*Data records*:
------------------------------------

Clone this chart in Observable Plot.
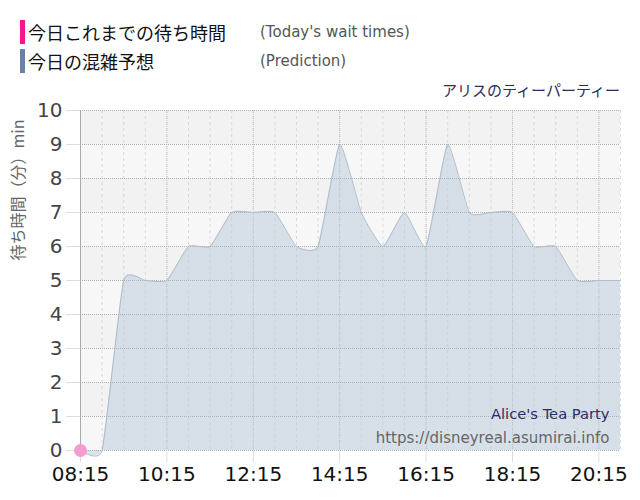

------------------------------------

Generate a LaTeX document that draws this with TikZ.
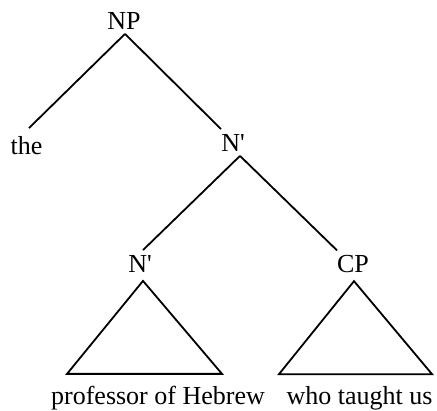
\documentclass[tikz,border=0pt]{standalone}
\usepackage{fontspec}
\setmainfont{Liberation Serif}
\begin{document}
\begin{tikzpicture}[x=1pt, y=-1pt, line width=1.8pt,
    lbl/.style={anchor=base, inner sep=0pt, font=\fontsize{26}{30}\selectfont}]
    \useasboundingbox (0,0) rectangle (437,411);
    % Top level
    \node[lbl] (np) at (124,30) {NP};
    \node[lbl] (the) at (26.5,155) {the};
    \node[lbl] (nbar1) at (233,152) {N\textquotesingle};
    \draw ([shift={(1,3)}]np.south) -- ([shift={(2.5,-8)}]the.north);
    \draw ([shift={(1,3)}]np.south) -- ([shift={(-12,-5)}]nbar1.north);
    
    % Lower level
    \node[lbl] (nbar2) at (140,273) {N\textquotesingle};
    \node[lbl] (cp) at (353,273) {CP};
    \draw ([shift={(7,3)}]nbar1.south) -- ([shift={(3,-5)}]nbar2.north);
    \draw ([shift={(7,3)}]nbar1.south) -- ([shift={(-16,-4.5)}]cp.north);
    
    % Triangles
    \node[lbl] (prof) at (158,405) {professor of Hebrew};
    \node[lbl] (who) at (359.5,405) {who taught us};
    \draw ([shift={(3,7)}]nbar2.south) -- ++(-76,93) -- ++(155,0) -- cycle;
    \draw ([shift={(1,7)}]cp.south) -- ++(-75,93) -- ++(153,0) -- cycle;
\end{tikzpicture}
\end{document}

------------------------------------

*Exercise objective*: Copy every line above in which the string "this" shows up.

*Solved exercise*:
Clone this chart in Observable Plot.
Generate a LaTeX document that draws this with TikZ.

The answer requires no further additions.